Even as adults, we are considered lame if we don't follow a trend. I thought that shit would end in high school, but here we are. The trends are cute, but you are shrinking yourself if they do not fit your personality. Some of us were made to set the trend and not follow it. Let me add that speaking your opinion is just that. If someone disagrees, that does not invalidate your feelings or make you appear weak. If you don't get anything from this post, NEVER LOSE YOUR VOICE.
If you were Ever Violated… It's On Them and Not You
To all women that were bullied, sexually assaulted, sexually harassed, or raped, it's not your fault. It did not happen because you acted a certain way, wore a particular outfit, drank too much, or went out at a specific time; it was because of some asshole with a power struggle and a sickness. I loathe the stories of people blaming women for their assaults. I, too, am in this number; I blamed myself for the times I was violated and did not hold my assaulters accountable. I made excuses for them and continued to talk to them afterward, even though I felt a certain way. I will admit that my false sense of obligation to them stemmed from feeling like I was lucky they were paying attention to me. They convinced me I was obligated because they were nice to me. "After all, who would willfully be attracted to a big girl, right?" I used to think to myself. No amount of showers could wash the humiliation off, and I kept these instances a secret for years. One day I decided to share what happened to me with my husband, and he stared into my eyes and recited, "Babe, it's not your fault ."I cannot tell you how exonerated I felt and how it helped me to shift the blame to my violators.
There are so many people that are afraid of aging and working towards being forever young. If everyone stays young, then who will lead the younger generation? There is wisdom in saggy boobs that fed your children, dimples adorning your legs, and some stray grays growing out of your head. There is beauty in growing old, despite popular opinion. Forty is not the new 20, honey; it's 40, and you should embrace that 40, 50, 60, 70, and even 80+ years. There isn't a designated feeling or look at whatever age. Just embrace you.
I'm just so tired of watching myself, and every single other woman tie herself into knots, so that people will like us.
Tired is an understatement. Exhausted may not even fit the bill, either. I am a surviving people pleaser, so I contest the arduous effect of molding myself to fit in. Look, if I don't fit in your puzzle, then throw me back in the box. I would rather be around a small group of people that genuinely like me versus hundreds that don't. In this current era, we are learning that we are the person we've been waiting for. There is no more waiting for that prince on a white horse because sometimes that comes with obligation (if he is not the one.) Nowadays, women are looking to save themselves and not waiting to be saved, and I love that. Even still, there is nothing wrong with wanting that prince, too, as long as it's your choice.
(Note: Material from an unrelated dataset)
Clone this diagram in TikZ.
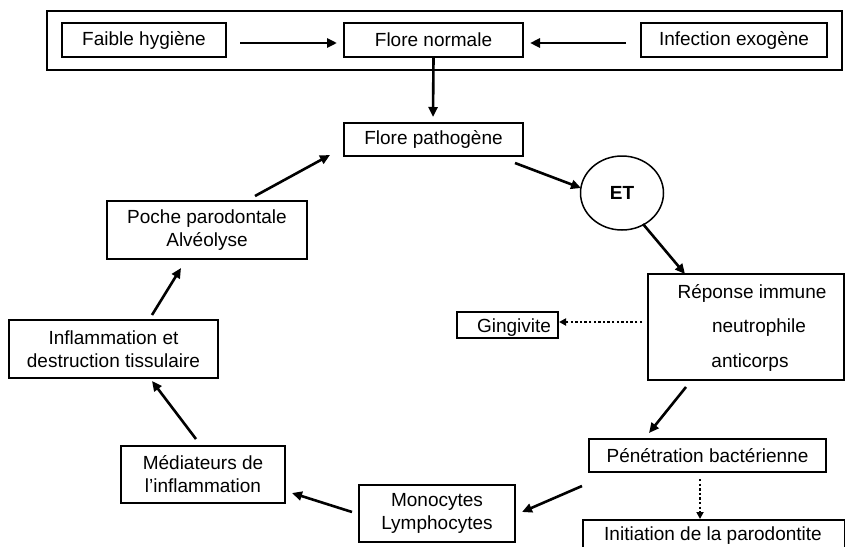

Lastly, if Barbie has received so much slack and criticism for having a career, the dream house, the convertible, a top-tier career, and the perfect man, then we, as women, are doomed, right? WRONG! We are not dolls representing woman; we are human beings who, in our own right, deserve to be who we are. We are victorious warriors slashing stereotypes and raising the bar of what sisterhood looks like and stands for. This movie depicted both how far we've come and how far we have to go. They could have started and ended the movie with this speech because I felt the writer of this hit the nail on the head.
FYI, the Barbie movie was epic and insightful, so I am still shamelessly plugging this movie. Go Barbie!